Mike runs Sulley's station on the scare floor and they are best friends and roommates. Mike is in a relationship with Celia Mae at this time. Additionally, Mike helps Sulley in his mission to save Boo. While Sulley bonds with Boo, Mike desperately wants her gone. Randall finds out his involvement from the glimpse of him near Boo in a newspaper and Mike makes a deal with him to return Boo. However, this makes Sulley suspicious and Mike tries to prove him wrong. Randall ends up abducting Mike for the scream extractor. At the last second, Mike is saved from the extractor by Sulley and after he and Sulley foil Randall's plot, they report Waternoose's involvement in the scheme to the CDA.

===Monsters at Work===

Following the arrest of Waternoose, Mike and Sulley are put in charge of Monsters, Inc. He works as a Jokester and trains former scarers to be Jokesters.

==Reception==
Mike's character has been generally well received by critics and audiences. Rolling Stone considers him the 8th best Pixar character, going on to state "It's weird to think of a lumpy green thing as an everyman, but Billy Crystal's voice helps make Mike a monster of the people." Additionally, Victoria Robertson from Screen Rant listed him as the 7th best Pixar character, stating "perhaps it's the little quirks that make him so great, his skittishness, despite the fact that he's a monster, or his comical and romantic qualities that shine throughout the film, but whatever it is, Wazowski made a name for himself."

=== Legacy ===
Mike has appeared in a wide variety of various internet memes.
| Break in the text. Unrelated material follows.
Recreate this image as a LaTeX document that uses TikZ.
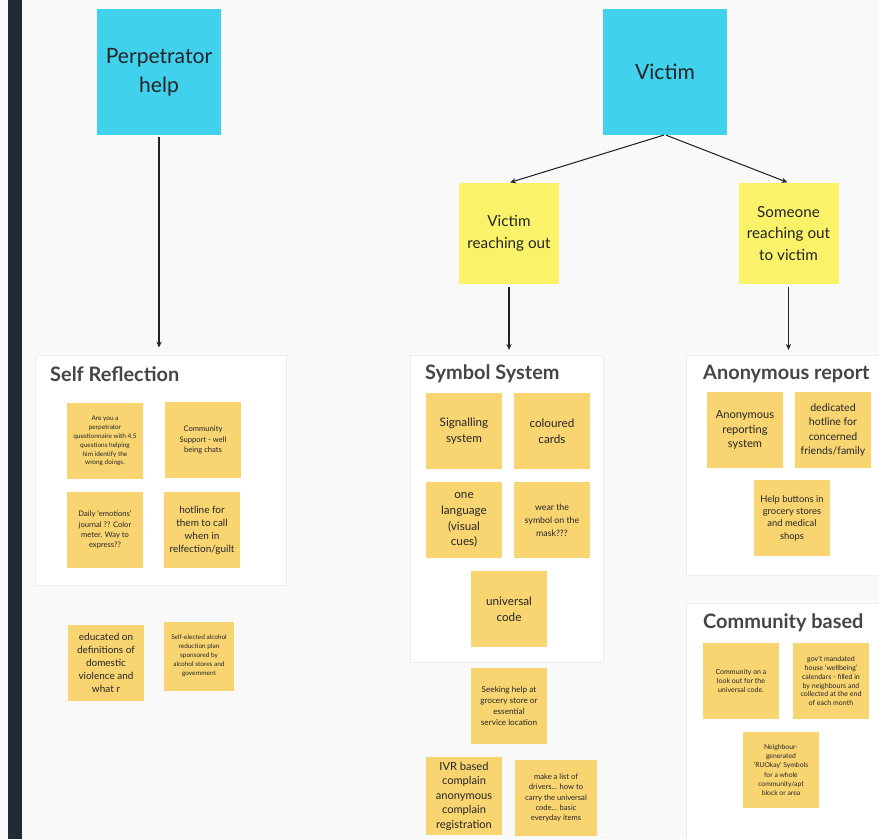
\documentclass[tikz,border=0pt]{standalone}
\usepackage{fontspec}
\setmainfont{Lato}
\definecolor{board}{RGB}{249,249,250}
\definecolor{rail}{RGB}{34,42,54}
\definecolor{headcyan}{RGB}{64,210,236}
\definecolor{lemon}{RGB}{250,242,104}
\definecolor{sticky}{RGB}{249,213,114}
\definecolor{ink}{RGB}{36,36,40}
\definecolor{frame}{RGB}{235,237,240}
\usetikzlibrary{arrows.meta}

\tikzset{
  headbox/.style={fill=headcyan,minimum width=3.72cm,minimum height=3.75cm,align=center,text=ink,font=\fontsize{18}{24.5}\selectfont},
  branchbox/.style={fill=lemon,minimum width=3cm,minimum height=3.03cm,align=center,text=ink,font=\fontsize{13}{18.5}\selectfont},
  panelbox/.style={fill=white,draw=frame,line width=0.8pt,inner sep=0pt},
  paneltitle/.style={anchor=west,inner sep=0pt,text=ink!85,font=\fontsize{17}{20}\selectfont\bfseries},
  note/.style={fill=sticky,minimum width=2.3cm,minimum height=2.3cm,align=center,inner sep=1pt,text=ink},
  bignote/.style={note,font=\fontsize{10}{13.5}\selectfont},
  midnote/.style={note,font=\fontsize{8.5}{11}\selectfont},
  smallnote/.style={note,font=\fontsize{6.5}{8.8}\selectfont},
  tinynote/.style={note,font=\fontsize{5.5}{7.6}\selectfont},
  link/.style={-{Stealth[length=5pt,width=4.5pt]},ink,line width=0.9pt}
}

\begin{document}
\begin{tikzpicture}[x=0.03cm,y=-0.03cm]
  \useasboundingbox (0,0) rectangle (879,839);
  \fill[board] (0,0) rectangle (879,839);
  \fill[rail] (8,0) rectangle (22,839);

  % panels
  \node[panelbox,minimum width=7.53cm,minimum height=6.9cm] (selfpanel) at (160.5,470) {};
  \node[panelbox,minimum width=5.79cm,minimum height=9.21cm] (sympanel) at (506.5,508.5) {};
  \node[panelbox,minimum width=5.97cm,minimum height=6.6cm] (anonpanel) at (785.5,465) {};
  \node[panelbox,minimum width=5.97cm,minimum height=7.5cm] (commpanel) at (785.5,728) {};
  \node[paneltitle] (selftitle) at (50,374) {Self Reflection};
  \node[paneltitle] (symtitle) at (425,374) {Symbol System};
  \node[paneltitle] (anontitle) at (703,374) {Anonymous report};
  \node[paneltitle] (commtitle) at (703,623) {Community based};

  % top of the tree
  \node[headbox] (perp) at (159,72) {Perpetrator\\help};
  \node[headbox] (victim) at (665,72) {Victim};
  \node[branchbox] (vro) at (509,233.5) {Victim\\reaching out};
  \node[branchbox] (srov) at (788.5,233.5) {Someone\\reaching out\\to victim};

  \draw[link,shorten <=2pt,shorten >=6pt] (perp.south) -- (perp.south |- selfpanel.north);
  \draw[link,shorten <=1pt,shorten >=1pt] (victim.south) -- (vro.north);
  \draw[link,shorten <=1pt,shorten >=1pt] (victim.south) -- (srov.north);
  \draw[link,shorten <=2pt,shorten >=4pt] (vro.south) -- (vro.south |- sympanel.north);
  \draw[link,shorten <=2pt,shorten >=4pt] (srov.south) -- (srov.south |- anonpanel.north);

  % self reflection
  \node[tinynote] (quiz) at (105,441) {Are you a\\perpetrator\\questionnaire with 4,5\\questions helping\\him identify the\\wrong doings.};
  \node[smallnote] (chats) at (203,440) {Community\\Support - well\\being chats};
  \node[smallnote] (journal) at (105,530) {Daily ‘emotions’\\journal ?? Color\\meter. Way to\\express??};
  \node[midnote] (guilt) at (202,530) {hotline for\\them to call\\when in\\relfection/guilt};
  \node[midnote] (educated) at (106,663) {educated on\\definitions of\\domestic\\violence and\\what r};
  \node[tinynote,minimum width=2.1cm,minimum height=2.07cm] (alcohol) at (199,656) {Self-elected alcohol\\reduction plan\\sponsored by\\alcohol stores and\\government};

  % symbol system
  \node[bignote] (signal) at (464,431) {Signalling\\system};
  \node[bignote] (cards) at (552,431) {coloured\\cards};
  \node[bignote] (language) at (464,520) {one\\language\\(visual\\cues)};
  \node[note,font=\fontsize{7.5}{11}\selectfont] (mask) at (552,520) {wear the\\symbol on the\\mask???};
  \node[bignote] (code) at (509,609) {universal\\code};
  \node[note,font=\fontsize{7}{9.4}\selectfont] (grocery) at (509,706) {Seeking help at\\grocery store or\\essential\\service location};
  \node[note,font=\fontsize{9.5}{12.4}\selectfont,minimum height=2.34cm] (ivr) at (464,796) {IVR based\\complain\\anonymous\\complain\\registration};
  \node[smallnote,minimum width=2.46cm] (drivers) at (556,798) {make a list of\\drivers... how to\\carry the universal\\code... basic\\everyday items};

  % anonymous report
  \node[note,font=\fontsize{9.5}{12.7}\selectfont] (reporting) at (745,430) {Anonymous\\reporting\\system};
  \node[note,font=\fontsize{9}{12}\selectfont] (hotline) at (833,430) {dedicated\\hotline for\\concerned\\friends/family};
  \node[midnote,font=\fontsize{8}{10.6}\selectfont] (buttons) at (792,518) {Help buttons in\\grocery stores\\and medical\\shops};

  % community based
  \node[note,font=\fontsize{6}{7.7}\selectfont] (lookout) at (741,681) {Community on a\\look out for the\\universal code.};
  \node[note,font=\fontsize{6}{7.4}\selectfont] (calendar) at (831,681) {gov't mandated\\house ‘wellbeing’\\calendars - filled in\\by neighbours and\\collected at the end\\of each month};
  \node[tinynote,font=\fontsize{5.8}{8}\selectfont] (ruokay) at (781,770) {Neighbour-\\generated\\‘RUOkay’ Symbols\\for a whole\\community/apt\\block or area};
\end{tikzpicture}
\end{document}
One such example is the face-swap meme, where Sulley's face is photoshopped onto Mike, as well as "Mike Wazowski explaining things" where Mike is shown complaining to Sulley and Roz about the games in the rec room, taken from a cutscene in the 2001 Disney Interactive game Monsters Inc. Rec Room Arcade. Mike and Sulley were planned to be featured in the convention hall scenes in Chip 'n Dale: Rescue Rangers, but they were replaced with He-Man and Skeletor.

==In other media==
===Other films===
Mike made a cameo appearance at the end of the credits of Finding Nemo (2003), diving on the seabed.

===Video games===
As one of the main characters of the Monsters, Inc. franchise, Mike has regular appearances in the video games of the franchise, usually as a playable character.

He also made appearances in other Disney crossover video games, such as the Disney Infinity series (2013-2015), where as with the other playable characters in the game a tie-in figure for him was also released, Kingdom Hearts III (2019), appearing as one of Sora's party members, and Disney Mirrorverse (2022), where he is depicted wearing combat armor.